--- START SOURCE RECORDS ---

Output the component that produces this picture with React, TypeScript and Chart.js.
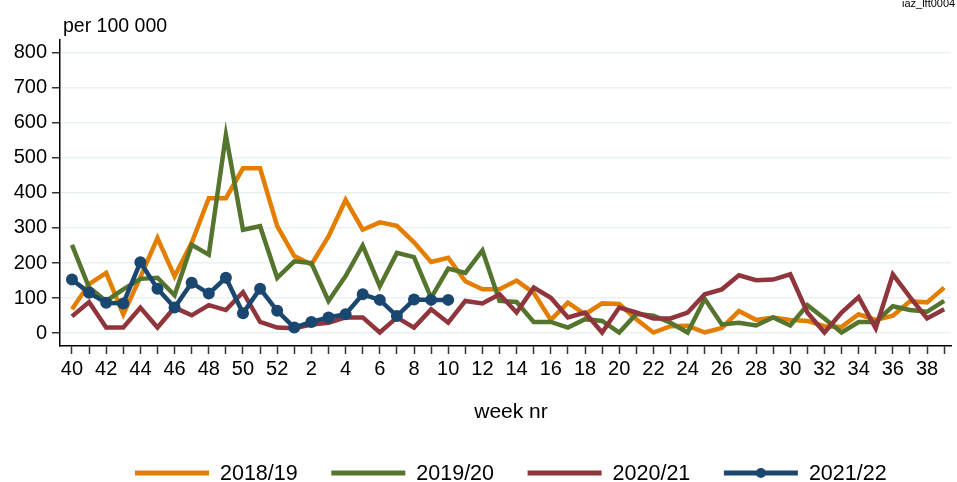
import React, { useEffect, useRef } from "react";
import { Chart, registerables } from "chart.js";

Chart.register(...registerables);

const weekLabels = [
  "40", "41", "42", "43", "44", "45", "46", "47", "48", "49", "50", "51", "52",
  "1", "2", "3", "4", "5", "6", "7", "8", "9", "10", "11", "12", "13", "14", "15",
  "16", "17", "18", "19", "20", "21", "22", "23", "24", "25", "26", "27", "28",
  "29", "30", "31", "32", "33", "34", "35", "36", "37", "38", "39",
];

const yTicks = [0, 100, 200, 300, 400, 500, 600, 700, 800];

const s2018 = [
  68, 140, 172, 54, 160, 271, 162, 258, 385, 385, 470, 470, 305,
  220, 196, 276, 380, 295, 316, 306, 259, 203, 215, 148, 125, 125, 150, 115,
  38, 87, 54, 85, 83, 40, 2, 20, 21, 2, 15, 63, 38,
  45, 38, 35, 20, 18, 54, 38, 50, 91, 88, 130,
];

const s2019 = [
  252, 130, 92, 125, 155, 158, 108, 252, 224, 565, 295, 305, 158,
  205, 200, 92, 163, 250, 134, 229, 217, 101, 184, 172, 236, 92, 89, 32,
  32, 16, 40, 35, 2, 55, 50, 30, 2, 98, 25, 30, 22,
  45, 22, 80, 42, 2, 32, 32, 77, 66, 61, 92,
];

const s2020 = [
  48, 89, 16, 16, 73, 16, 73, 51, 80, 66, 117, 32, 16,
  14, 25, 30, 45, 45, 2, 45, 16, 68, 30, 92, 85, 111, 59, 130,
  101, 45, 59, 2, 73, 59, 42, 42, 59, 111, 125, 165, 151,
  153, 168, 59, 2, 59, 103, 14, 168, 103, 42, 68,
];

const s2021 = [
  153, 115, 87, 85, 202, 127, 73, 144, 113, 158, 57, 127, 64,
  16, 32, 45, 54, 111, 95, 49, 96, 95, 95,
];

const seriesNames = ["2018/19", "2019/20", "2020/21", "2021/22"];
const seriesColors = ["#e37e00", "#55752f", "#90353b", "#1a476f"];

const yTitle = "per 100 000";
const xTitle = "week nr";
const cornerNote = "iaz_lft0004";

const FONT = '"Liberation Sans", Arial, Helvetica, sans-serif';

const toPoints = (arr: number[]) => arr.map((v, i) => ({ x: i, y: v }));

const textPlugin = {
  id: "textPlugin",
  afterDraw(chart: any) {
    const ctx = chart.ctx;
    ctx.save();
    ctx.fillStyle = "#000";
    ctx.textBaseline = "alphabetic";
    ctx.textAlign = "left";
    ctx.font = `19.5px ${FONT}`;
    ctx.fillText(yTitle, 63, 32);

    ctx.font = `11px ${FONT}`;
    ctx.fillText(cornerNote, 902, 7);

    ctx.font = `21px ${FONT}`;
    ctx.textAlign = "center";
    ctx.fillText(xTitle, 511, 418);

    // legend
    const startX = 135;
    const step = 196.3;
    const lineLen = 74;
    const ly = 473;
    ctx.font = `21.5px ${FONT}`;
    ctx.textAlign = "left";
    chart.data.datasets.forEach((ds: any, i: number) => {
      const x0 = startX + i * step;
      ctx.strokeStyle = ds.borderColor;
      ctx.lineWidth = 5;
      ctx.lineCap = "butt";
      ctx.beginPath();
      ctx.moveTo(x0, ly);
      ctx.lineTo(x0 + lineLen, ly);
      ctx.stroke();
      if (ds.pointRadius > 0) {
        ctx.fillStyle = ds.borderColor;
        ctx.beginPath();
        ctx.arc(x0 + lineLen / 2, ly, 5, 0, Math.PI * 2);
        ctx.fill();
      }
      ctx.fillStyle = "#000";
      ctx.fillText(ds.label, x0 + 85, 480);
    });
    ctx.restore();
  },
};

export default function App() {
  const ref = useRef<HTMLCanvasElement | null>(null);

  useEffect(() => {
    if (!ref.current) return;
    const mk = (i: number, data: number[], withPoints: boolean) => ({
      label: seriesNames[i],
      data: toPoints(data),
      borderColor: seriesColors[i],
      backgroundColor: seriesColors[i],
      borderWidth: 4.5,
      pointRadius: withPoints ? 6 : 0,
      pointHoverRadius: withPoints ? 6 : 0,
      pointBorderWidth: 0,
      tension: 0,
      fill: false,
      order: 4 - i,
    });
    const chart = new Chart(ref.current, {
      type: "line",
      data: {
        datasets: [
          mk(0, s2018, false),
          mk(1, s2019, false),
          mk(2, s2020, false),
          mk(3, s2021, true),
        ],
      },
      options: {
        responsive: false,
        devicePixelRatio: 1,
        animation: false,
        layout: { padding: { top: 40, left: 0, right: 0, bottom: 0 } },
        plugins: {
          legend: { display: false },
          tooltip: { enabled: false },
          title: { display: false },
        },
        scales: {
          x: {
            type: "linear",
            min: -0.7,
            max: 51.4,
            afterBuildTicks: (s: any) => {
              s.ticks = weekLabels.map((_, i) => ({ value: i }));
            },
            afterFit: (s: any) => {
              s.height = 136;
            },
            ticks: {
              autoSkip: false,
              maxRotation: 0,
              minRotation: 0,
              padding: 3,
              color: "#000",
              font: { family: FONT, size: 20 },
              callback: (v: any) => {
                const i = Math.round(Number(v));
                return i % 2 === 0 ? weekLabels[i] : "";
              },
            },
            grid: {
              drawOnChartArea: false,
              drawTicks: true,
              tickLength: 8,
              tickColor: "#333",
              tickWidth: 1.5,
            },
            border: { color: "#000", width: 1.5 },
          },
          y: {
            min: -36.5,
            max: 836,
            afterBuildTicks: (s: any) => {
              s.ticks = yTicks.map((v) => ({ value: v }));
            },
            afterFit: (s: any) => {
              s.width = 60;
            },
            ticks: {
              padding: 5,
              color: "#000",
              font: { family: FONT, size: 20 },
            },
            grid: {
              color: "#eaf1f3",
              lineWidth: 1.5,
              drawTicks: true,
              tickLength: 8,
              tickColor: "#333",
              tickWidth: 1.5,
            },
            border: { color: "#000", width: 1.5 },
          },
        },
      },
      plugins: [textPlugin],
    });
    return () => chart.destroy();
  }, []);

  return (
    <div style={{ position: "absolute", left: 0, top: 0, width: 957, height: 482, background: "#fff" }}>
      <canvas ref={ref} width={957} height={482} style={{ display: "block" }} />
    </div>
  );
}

--- END SOURCE RECORDS ---
--- START SOURCE RECORDS ---

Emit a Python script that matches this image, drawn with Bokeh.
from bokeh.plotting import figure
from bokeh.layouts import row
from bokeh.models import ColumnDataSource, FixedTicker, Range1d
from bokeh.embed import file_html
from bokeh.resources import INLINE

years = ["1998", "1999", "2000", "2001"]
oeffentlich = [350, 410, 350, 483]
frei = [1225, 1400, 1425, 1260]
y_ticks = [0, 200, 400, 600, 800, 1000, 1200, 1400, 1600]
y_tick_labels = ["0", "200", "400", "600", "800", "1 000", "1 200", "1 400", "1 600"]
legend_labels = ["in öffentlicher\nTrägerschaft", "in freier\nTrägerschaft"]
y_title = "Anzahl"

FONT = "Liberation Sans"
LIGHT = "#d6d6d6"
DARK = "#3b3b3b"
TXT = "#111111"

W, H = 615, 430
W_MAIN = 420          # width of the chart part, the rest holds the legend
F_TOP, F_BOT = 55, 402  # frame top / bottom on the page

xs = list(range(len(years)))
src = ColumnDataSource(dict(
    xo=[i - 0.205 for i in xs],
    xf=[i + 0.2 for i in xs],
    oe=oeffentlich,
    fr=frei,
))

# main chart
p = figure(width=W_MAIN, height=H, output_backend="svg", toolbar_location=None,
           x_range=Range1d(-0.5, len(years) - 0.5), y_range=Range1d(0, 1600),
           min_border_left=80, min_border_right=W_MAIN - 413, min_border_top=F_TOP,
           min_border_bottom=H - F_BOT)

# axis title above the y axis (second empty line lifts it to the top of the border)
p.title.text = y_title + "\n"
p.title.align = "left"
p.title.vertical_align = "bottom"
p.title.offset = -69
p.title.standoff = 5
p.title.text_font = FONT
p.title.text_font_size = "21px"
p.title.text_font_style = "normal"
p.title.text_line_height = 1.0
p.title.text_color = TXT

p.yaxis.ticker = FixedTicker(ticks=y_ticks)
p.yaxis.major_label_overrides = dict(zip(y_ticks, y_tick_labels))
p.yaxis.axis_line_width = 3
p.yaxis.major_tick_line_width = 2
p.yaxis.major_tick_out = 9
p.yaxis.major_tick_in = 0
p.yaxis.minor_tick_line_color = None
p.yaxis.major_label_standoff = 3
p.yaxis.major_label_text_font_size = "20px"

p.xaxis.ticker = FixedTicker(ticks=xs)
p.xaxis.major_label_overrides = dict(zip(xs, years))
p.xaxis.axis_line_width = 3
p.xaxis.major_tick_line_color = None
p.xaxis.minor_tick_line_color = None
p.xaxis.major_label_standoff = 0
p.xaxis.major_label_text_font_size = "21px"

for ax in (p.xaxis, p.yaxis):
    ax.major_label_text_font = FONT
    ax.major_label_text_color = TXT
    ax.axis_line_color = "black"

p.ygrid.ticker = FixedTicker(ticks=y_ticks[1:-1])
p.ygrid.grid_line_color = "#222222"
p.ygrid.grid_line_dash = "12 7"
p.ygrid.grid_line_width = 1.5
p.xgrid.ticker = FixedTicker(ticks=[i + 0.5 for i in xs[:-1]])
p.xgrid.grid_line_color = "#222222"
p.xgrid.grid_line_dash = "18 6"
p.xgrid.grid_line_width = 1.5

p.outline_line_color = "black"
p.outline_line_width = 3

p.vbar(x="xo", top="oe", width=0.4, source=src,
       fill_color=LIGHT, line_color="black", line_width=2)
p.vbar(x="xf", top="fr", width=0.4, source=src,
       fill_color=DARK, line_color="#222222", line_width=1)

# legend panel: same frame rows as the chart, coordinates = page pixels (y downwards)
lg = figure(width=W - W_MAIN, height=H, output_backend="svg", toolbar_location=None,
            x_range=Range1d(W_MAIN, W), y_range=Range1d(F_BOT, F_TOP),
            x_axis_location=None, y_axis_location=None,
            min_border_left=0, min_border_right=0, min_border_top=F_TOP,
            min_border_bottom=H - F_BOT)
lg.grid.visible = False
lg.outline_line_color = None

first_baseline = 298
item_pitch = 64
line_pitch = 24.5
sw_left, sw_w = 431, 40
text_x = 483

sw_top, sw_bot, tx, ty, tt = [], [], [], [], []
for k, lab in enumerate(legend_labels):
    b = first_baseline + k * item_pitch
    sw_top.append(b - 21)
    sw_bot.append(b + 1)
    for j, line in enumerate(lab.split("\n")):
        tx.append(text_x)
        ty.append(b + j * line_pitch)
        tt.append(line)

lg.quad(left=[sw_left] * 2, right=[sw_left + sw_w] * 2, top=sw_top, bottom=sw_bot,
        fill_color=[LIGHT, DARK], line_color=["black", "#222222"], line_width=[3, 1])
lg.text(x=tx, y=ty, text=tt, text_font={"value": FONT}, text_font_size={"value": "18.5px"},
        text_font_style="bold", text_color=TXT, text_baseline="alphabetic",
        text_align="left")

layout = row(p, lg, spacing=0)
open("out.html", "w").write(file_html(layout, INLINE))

--- END SOURCE RECORDS ---
--- START SOURCE RECORDS ---

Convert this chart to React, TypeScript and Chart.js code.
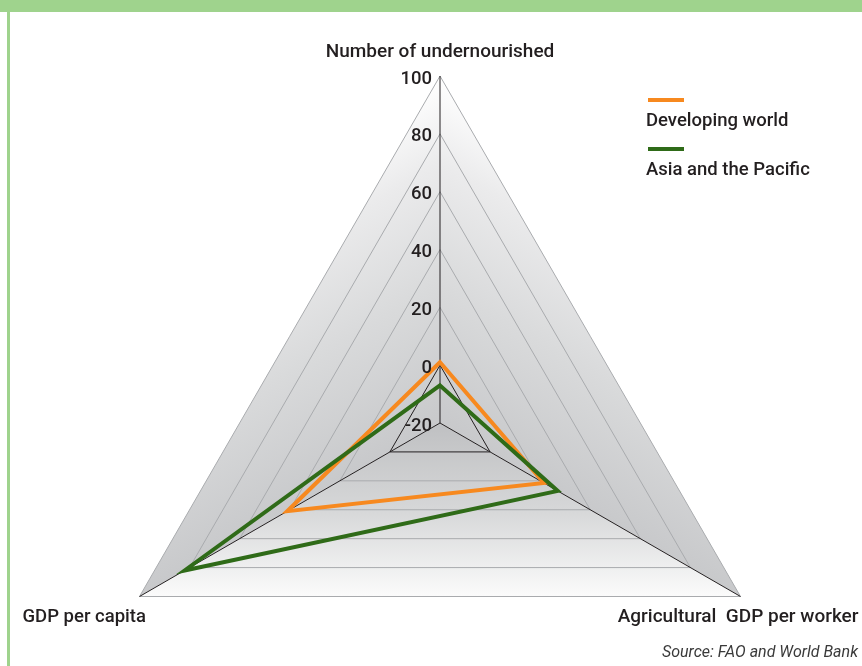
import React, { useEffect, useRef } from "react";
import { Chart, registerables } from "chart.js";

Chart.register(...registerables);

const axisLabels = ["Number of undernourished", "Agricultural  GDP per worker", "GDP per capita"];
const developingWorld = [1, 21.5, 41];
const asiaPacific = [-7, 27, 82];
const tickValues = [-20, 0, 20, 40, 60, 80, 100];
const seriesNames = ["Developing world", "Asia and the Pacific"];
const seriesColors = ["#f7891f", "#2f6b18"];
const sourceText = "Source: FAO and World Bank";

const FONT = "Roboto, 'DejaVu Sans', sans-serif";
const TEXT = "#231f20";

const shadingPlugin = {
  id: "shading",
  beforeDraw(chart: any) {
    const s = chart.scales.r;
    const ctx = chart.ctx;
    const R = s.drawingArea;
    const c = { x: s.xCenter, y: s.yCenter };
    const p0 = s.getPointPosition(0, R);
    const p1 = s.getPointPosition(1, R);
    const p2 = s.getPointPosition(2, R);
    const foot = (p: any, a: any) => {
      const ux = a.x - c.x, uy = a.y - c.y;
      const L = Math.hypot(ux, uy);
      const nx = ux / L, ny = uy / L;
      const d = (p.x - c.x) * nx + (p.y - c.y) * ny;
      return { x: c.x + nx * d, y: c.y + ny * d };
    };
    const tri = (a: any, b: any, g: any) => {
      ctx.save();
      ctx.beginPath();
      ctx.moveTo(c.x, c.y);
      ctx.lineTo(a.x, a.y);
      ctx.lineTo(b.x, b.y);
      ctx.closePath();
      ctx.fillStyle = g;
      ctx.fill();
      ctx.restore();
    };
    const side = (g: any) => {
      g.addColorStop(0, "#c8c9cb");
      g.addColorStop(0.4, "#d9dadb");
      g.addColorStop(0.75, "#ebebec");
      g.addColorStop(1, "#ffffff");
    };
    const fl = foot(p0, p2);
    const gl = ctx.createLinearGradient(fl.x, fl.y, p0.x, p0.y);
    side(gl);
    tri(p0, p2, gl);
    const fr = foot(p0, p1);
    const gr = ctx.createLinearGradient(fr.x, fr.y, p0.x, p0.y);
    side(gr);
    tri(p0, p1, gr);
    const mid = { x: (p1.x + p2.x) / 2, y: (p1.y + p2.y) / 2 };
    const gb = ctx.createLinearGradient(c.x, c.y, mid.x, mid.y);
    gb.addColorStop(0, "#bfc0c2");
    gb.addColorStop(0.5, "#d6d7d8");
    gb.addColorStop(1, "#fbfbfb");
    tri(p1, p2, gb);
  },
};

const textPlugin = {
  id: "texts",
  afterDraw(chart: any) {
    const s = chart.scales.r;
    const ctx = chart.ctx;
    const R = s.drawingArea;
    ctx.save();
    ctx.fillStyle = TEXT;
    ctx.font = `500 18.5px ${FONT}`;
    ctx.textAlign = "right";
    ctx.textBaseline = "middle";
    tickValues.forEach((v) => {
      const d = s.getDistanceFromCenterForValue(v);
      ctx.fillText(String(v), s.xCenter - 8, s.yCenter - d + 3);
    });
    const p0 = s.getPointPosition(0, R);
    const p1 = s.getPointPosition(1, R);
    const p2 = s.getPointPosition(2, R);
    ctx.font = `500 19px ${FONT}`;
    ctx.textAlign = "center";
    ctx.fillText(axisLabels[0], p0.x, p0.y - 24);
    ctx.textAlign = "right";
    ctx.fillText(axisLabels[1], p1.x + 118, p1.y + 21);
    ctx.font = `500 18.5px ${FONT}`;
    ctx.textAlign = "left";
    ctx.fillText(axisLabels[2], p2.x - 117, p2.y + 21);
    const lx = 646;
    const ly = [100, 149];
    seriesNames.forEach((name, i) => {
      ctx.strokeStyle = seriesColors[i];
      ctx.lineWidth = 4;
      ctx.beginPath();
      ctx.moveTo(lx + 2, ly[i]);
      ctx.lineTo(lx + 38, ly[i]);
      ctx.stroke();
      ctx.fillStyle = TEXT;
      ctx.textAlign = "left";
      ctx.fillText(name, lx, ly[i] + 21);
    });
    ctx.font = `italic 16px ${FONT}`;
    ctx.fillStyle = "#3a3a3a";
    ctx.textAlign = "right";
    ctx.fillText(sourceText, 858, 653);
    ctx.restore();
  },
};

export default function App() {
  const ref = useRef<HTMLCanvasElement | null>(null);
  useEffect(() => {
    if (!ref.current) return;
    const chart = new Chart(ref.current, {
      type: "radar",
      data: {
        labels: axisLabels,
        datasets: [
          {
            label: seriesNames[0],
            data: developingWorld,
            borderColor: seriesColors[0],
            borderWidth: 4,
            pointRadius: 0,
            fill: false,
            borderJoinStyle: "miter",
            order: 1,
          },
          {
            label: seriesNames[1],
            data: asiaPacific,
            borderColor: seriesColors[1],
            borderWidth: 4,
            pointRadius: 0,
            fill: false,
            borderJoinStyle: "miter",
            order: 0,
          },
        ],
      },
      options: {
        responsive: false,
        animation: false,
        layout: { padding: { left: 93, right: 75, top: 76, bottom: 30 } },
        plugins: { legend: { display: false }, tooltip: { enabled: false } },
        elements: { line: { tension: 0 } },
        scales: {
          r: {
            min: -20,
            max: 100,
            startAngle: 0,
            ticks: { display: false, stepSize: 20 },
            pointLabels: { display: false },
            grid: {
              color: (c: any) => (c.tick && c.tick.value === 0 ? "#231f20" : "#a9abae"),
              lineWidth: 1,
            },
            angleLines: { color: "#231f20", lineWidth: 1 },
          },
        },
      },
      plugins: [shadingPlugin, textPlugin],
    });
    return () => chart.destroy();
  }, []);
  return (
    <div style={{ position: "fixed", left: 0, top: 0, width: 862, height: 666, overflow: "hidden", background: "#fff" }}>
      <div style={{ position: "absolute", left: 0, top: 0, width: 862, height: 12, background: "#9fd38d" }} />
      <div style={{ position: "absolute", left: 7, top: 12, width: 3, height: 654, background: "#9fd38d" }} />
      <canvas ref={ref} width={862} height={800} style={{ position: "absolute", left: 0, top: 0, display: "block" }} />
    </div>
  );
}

--- END SOURCE RECORDS ---

Your task is to gather every line with the word "React" and copy it.

Output the component that produces this picture with React, TypeScript and Chart.js.
import React, { useEffect, useRef } from "react";
Convert this chart to React, TypeScript and Chart.js code.
import React, { useEffect, useRef } from "react";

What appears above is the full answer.